If I'm worrying over nothing, please tell me, so I can quit worrying about it.

I recently noticed some scratches (bad IMO) on my cases after cycling them through my rifle. The rifle is a 700 SPS Varmint, under 150 rounds through it. The scratches are long, and are removing brass, as I can stick my fingernail into the scratch. I'm also finding trace of brass shavings in the mag. This is happening on both factory and reloaded ammo. In trying to eliminate variables, I noticed that the cases only get scratched when feeding from the mag. They do not get scratched if I just lay one on the mag and chamber it. The bullets appear to be getting scratched somewhere as well, but not to the point of removing material (you can't feel them scratches), so I'm not too worried about that.

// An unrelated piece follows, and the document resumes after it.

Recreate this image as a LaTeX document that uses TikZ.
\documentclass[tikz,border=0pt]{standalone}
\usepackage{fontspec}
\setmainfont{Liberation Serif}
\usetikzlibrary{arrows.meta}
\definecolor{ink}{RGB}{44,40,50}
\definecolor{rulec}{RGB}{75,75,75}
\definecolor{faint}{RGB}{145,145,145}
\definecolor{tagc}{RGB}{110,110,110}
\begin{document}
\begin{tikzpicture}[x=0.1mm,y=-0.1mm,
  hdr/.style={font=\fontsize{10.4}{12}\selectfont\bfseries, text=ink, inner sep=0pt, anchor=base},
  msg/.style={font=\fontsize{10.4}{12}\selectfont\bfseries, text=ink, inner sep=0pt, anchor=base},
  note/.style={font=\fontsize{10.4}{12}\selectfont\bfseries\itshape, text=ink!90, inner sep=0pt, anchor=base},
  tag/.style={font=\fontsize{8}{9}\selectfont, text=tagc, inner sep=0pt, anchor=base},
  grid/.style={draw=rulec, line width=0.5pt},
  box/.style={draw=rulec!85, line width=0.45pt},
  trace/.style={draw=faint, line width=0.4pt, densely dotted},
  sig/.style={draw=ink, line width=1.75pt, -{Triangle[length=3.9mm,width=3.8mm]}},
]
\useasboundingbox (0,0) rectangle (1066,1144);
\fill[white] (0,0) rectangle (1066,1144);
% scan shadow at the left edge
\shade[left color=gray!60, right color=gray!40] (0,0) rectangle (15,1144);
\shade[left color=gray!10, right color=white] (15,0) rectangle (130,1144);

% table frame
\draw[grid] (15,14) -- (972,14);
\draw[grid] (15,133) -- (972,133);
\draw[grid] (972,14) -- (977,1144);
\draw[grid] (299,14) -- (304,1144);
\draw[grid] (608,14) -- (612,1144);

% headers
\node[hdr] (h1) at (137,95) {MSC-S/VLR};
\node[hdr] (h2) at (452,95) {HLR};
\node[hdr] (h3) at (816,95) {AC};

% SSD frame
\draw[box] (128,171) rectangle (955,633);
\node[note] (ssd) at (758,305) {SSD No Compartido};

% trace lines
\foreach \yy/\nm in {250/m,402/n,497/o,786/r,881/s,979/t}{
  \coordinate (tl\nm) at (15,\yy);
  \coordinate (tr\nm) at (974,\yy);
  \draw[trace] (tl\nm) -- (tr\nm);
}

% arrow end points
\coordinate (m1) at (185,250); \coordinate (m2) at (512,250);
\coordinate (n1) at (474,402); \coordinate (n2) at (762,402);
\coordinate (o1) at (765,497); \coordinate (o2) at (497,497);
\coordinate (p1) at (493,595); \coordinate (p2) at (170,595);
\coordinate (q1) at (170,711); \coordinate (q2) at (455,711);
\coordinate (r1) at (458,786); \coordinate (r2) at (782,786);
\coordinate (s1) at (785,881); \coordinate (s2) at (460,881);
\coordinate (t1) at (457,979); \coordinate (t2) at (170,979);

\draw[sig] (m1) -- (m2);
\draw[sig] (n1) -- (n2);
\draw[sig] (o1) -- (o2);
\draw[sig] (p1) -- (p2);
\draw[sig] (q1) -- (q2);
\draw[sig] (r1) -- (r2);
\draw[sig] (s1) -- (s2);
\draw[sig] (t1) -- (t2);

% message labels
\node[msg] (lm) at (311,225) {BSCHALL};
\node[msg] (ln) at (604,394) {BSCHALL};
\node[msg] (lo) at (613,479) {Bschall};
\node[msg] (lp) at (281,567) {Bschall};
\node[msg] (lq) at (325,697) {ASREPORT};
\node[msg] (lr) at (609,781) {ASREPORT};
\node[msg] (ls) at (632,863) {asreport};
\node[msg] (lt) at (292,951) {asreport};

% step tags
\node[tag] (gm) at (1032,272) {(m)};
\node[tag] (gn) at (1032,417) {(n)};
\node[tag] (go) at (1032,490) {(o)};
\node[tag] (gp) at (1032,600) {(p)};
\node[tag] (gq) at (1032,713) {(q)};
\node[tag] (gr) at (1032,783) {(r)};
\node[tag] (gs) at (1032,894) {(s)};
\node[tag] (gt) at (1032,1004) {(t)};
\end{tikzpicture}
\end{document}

I also noticed some much smaller, but deeper horizontal scratches on the case as well. I have no idea what's causing that. I think the mag box is causing the other scratches, but not sure opn these. I THOROUGHLY cleaned and inspected everything this morning, and it's still doing it. Couldn't find anything wrong. I inspected brass shot through this rifle from the last firing. I found 3 out of the 15 cases had the long "lengthwise" scratch, but NONE had that small deep sucker. The problem, whatever it is, appears to be getting worse.

Any ideas?


----------



## southdakbearfan (Oct 11, 2004)

Sounds like there is a burr in there somewhere for the lengthwise scratches.

Does it still do it if you load them one at a time? Just trying to narrow it down. It could be a burr on the end of the mag or the bottom of the bolt that is catching as it goes by.

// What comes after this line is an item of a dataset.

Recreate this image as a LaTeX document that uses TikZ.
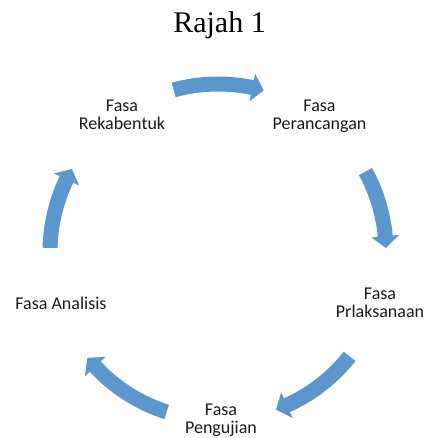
\documentclass[tikz,border=0pt]{standalone}
\usepackage{fontspec}
\setmainfont{Liberation Serif}
\newfontfamily\calibri{Carlito}
\usetikzlibrary{calc}
\definecolor{arrowblue}{HTML}{5B96CC}
\tikzset{
  phase/.style={font=\calibri\fontsize{18}{18}\selectfont, align=center, inner sep=0pt, text=black!90},
  cyclearrow/.style={fill=arrowblue, draw=none}
}
\begin{document}
\begin{tikzpicture}[x=1pt,y=1pt]
\useasboundingbox (0,0) rectangle (425,-438);
\node[font=\fontsize{30}{32}\selectfont, anchor=base, inner sep=0pt] (title) at (219.5,-33) {Rajah 1};
\coordinate (C) at (218,-252);
\node[phase] (rek) at (122,-114.5) {Fasa\\Rekabentuk};
\node[phase] (per) at (319.5,-116) {Fasa\\Perancangan};
\node[phase] (pel) at (380,-303) {Fasa\\Prlaksanaan};
\node[phase] (pen) at (221,-420) {Fasa\\Pengujian};
\node[phase, anchor=base] (ana) at (61,-309.5) {Fasa Analisis};
\def\R{168}
\foreach \s/\t in {105.3/74.2, 28.6/1.4, -38.4/-69.8, -107.8/-141, 178.6/150.4}{
  \pgfmathsetmacro\b{\t+4}
  \fill[cyclearrow]
    ([shift={(C)}]\s:\R+7.5) arc[start angle=\s, end angle=\b, radius=\R+7.5]
    -- ([shift={(C)}]\b:\R+14)
    -- ([shift={(C)}]\t:\R)
    -- ([shift={(C)}]\b:\R-14)
    -- ([shift={(C)}]\b:\R-7.5)
    arc[start angle=\b, end angle=\s, radius=\R-7.5]
    -- cycle;
}
\end{tikzpicture}
\end{document}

As far as the horizontal, it could be that the chamber might need a little polishing, or you could just have some brass shavings from the long lengthwise scratches carrying up in there.

Have you shot any steel cased ammo that may have scratched something?


----------



## AdamFisk (Jan 30, 2005)

It does do it one at a time. So it's not the bolt.

No steel cased ammo has been shot through it.


----------



## AdamFisk (Jan 30, 2005)

Looked at it again and played around with marking the rounds with magic marker. The long scratch is coming from the ejection port side feed rail. I don't know why, all of a sudden it's scratching, but it is. Odd that it wouldn't be doing it from the get go though.

The good news, I can quite worrying about it. It's not my chamber anyhow. I'll maybe touch the rails up with a file or sandpaper.


----------



## southdakbearfan (Oct 11, 2004)

Thanks for letting us know.


----------



## ac700wildcat (Oct 30, 2006)

I have the same problem with my Rem 700. I did sand on my feed rail a bit and it did help some. I didn't want to go too far, so I just deal with it. So far It hasn't resulted in an split case or anything like that after 4 loads.


----------



## xdeano (Jan 14, 2005)

the scratches are either from the bolt or the rim of the cartridge being pushed.

xdeano


----------